Why when copying a non-English URL from address bar it's URL encoded and not as the text I see (decoded)?

When I copy a link from the address bar that has characters that needs to be encoded usually, the copied link will contain the encoded text and not the decoded (which is what's visually seen).

But if I edit (and revert) something in the URL, such as adding space and deleting it - the copied text would be decoded.

Why this is the behavior? Any reason behind it, or arbitrary?

Note: From what I've checked - this is the behavior on Chrome and Firefox, but not Edge (which will copy the text decoded).
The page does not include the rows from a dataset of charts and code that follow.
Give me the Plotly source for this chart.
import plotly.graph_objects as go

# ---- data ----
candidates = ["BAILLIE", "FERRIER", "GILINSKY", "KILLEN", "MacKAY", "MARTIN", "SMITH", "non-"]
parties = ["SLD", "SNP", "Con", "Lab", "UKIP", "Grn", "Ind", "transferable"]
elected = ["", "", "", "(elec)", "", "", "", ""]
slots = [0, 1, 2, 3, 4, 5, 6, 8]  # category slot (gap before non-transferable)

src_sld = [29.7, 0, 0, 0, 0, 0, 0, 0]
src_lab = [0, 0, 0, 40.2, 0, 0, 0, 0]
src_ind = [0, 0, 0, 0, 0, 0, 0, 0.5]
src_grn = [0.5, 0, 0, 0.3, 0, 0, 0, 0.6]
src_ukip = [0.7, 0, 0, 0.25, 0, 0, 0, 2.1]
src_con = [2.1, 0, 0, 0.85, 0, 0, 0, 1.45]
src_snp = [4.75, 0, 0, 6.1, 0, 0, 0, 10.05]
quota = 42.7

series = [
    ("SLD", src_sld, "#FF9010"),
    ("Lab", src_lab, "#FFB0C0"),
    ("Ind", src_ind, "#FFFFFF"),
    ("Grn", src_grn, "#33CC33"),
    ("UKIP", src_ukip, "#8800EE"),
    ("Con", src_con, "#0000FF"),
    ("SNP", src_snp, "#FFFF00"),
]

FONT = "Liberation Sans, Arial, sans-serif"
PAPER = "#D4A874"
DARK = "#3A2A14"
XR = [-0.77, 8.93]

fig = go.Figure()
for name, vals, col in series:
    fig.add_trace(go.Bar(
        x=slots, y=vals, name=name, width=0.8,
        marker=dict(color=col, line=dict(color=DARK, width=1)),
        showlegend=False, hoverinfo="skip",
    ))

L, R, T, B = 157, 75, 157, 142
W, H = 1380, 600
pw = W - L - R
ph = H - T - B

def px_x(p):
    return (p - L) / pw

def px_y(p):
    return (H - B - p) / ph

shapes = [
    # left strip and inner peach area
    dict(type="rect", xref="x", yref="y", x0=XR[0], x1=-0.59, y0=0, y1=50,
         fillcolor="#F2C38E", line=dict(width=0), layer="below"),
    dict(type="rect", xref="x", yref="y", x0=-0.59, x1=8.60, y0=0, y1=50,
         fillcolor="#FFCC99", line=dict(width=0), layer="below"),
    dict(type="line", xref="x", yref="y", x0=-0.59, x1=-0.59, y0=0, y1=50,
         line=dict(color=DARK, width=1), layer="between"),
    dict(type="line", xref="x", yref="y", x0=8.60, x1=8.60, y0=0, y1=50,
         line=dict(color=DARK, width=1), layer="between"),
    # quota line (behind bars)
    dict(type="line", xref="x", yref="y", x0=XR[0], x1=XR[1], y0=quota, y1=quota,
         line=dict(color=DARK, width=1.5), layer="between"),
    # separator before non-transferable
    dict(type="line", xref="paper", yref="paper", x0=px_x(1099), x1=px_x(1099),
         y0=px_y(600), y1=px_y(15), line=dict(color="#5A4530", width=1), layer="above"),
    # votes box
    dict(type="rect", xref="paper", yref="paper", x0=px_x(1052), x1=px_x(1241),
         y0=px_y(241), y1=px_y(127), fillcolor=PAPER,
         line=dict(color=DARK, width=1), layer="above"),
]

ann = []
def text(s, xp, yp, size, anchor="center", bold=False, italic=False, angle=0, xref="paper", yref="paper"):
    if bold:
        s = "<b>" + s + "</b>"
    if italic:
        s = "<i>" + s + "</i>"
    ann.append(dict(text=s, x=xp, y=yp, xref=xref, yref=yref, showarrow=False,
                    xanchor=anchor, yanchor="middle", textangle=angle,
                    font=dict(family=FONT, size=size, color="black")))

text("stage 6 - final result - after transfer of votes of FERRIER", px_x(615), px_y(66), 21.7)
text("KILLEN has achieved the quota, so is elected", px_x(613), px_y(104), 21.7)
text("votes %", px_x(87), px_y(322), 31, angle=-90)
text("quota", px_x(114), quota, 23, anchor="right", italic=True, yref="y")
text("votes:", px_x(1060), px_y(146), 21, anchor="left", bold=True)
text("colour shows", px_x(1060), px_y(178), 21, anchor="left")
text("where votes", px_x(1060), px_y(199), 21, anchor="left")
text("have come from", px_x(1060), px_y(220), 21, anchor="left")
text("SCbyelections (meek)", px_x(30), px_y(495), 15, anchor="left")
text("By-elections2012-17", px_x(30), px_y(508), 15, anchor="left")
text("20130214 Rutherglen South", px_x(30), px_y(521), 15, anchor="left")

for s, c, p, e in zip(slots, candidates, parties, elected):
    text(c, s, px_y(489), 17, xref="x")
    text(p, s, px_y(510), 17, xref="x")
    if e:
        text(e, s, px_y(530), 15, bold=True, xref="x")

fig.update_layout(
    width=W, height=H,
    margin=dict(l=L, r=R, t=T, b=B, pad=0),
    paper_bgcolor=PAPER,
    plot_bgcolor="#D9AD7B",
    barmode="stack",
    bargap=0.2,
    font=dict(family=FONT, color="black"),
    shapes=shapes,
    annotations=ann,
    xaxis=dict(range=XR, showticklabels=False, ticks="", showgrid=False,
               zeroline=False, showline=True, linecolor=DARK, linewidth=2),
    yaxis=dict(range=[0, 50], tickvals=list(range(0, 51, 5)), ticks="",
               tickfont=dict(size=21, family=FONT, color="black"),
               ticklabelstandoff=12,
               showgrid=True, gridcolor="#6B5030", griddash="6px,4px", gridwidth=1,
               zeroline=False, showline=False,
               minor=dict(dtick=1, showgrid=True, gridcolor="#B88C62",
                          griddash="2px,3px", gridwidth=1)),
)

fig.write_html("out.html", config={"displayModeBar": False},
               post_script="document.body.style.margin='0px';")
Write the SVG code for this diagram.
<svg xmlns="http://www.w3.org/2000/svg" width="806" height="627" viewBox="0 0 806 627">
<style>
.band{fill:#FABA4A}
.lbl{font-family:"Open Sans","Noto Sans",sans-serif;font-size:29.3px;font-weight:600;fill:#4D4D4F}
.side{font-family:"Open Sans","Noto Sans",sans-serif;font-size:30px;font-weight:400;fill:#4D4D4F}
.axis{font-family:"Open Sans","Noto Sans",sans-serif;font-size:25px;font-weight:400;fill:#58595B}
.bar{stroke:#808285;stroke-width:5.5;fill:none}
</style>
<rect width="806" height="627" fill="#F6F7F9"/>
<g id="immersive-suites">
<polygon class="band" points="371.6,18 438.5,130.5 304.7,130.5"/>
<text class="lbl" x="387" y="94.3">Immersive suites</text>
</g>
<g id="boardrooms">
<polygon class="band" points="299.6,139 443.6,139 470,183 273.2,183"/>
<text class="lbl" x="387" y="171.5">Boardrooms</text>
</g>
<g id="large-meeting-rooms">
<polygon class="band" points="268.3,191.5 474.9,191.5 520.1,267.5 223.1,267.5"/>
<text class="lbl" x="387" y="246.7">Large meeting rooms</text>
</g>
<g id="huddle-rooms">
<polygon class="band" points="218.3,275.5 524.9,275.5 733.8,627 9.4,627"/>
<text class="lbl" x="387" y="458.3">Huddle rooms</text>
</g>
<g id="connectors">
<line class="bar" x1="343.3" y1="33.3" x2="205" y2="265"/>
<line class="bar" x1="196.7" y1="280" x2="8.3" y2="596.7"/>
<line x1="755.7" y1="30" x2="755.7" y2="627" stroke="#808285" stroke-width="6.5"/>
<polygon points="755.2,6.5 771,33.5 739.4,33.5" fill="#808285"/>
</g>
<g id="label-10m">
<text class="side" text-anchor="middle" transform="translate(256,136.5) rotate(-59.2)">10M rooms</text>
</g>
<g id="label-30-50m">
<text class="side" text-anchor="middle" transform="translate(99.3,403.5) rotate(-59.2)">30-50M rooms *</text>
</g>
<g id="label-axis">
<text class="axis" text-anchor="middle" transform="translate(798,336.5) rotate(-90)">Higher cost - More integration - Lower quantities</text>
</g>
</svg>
Is there a way to change the behavior and always copy the (nice) decoded URL?
(At least for Chrome)


Example:

Browsing this address will display https://he.wikipedia.org/wiki/עוגייה in the address bar, but when copied, will copy https://he.wikipedia.org/wiki/%D7%A2%D7%95%D7%92%D7%99%D7%99%D7%94.
Editing something before copying will change this behavior.

enter image description here


Solution 1:

The URL encoded format is the form actually used by applications that communicate on the web. It is copied from Firefox/Chrome this way by default to likely guarantee the usability of the copied URL.
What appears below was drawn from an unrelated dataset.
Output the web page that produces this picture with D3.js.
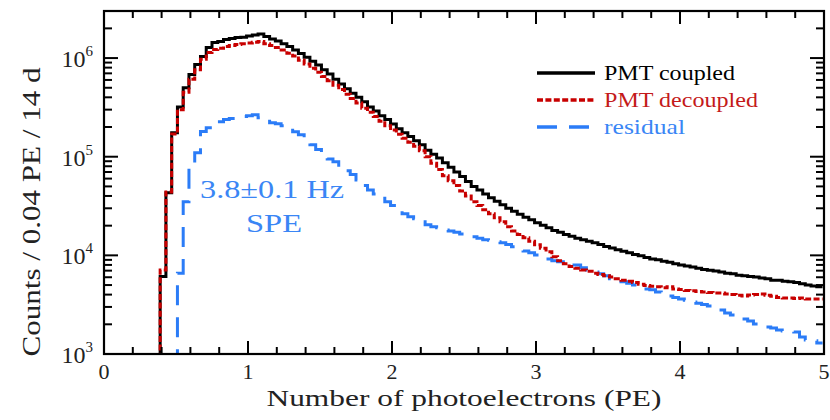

The reason the URL "changes" when edited is almost certainly because the browser has detected differences in the URL string, which would potentially need to be encoded again.

Is there a way to change the behavior and always copy the (nice) decoded URL (at least for Chrome)?

Firefox

This Super User question has an answer that states you can set the value of browser.urlbar.decodeURLsOnCopy to True under about:config in Firefox 53+ to automatically copy the non-URL encoded form of a URL. This worked for me, though I did not test it on the most recent versions of Firefox.

Chrome

Updated December 2019

I didn't find any internal settings for Chrome, but I did find a recommendation on Stack Overflow for a Chrome extension called Copy Unicode URLs (last updated January 2019 at the time of this update) that seemed to copy your example URL without encoding, as advertised.

As a small caveat regarding this extension, while links embedded in pages had a Copy unicode URL option in the right-click menu, "address bar" URLs had to be copied by left-clicking the Copy Unicode URLs extension icon placed to the right of the omnibox (near the Settings menu).


If you are on Windows, it's also probably worth noting that you can paste a group of URL encoded URLs into Notepad++, choose Edit → Select All (Ctrl+A) and then (assuming you have the default plugins available) use Plugins → MIME Tools → URL Decode to decode all the URLs at once.


Solution 2:

It is a deliberately implemented and very useful feature of web browsers:

  • Upon issuing a copy command for the whole URL, the web browser encodes it into that form certain form. You do that by a single click on the address bar. The cue is that the whole address bar is selected.
  • If you first opt to select part of the URL (even if then you end up selecting all of it) the web browser just copies what you see. You do that by a single click, followed by another single click (or just a double click), then selecting what you want.

There is also a part that you may not realize: When entering https://he.wikipedia.org/wiki/עוגייה, the web browser converts it into https://he.wikipedia.org/wiki/%D7%A2%D7%95%D7%92%D7%99%D7%99%D7%94 in the background before transmitting it online.

All of this have a reason. I'll spare you the details and just give you the bottom line: The encoded URL is the real URL. The "nice" URL, as you put it, is just something to simplify the life for you. As such, the latter might not work in all web-enabled apps, while the former is guaranteed to work.

Addendum: You might not even be able to properly send the "nice" URL via email, instant messaging or SMS! It really depends on whether the service you use and your recipient uses support Unicode. (Gmail, Hotmail, Skype and Telegram are okay. I'm not sure about Sprint, Verizon or AT&T's SMS service.)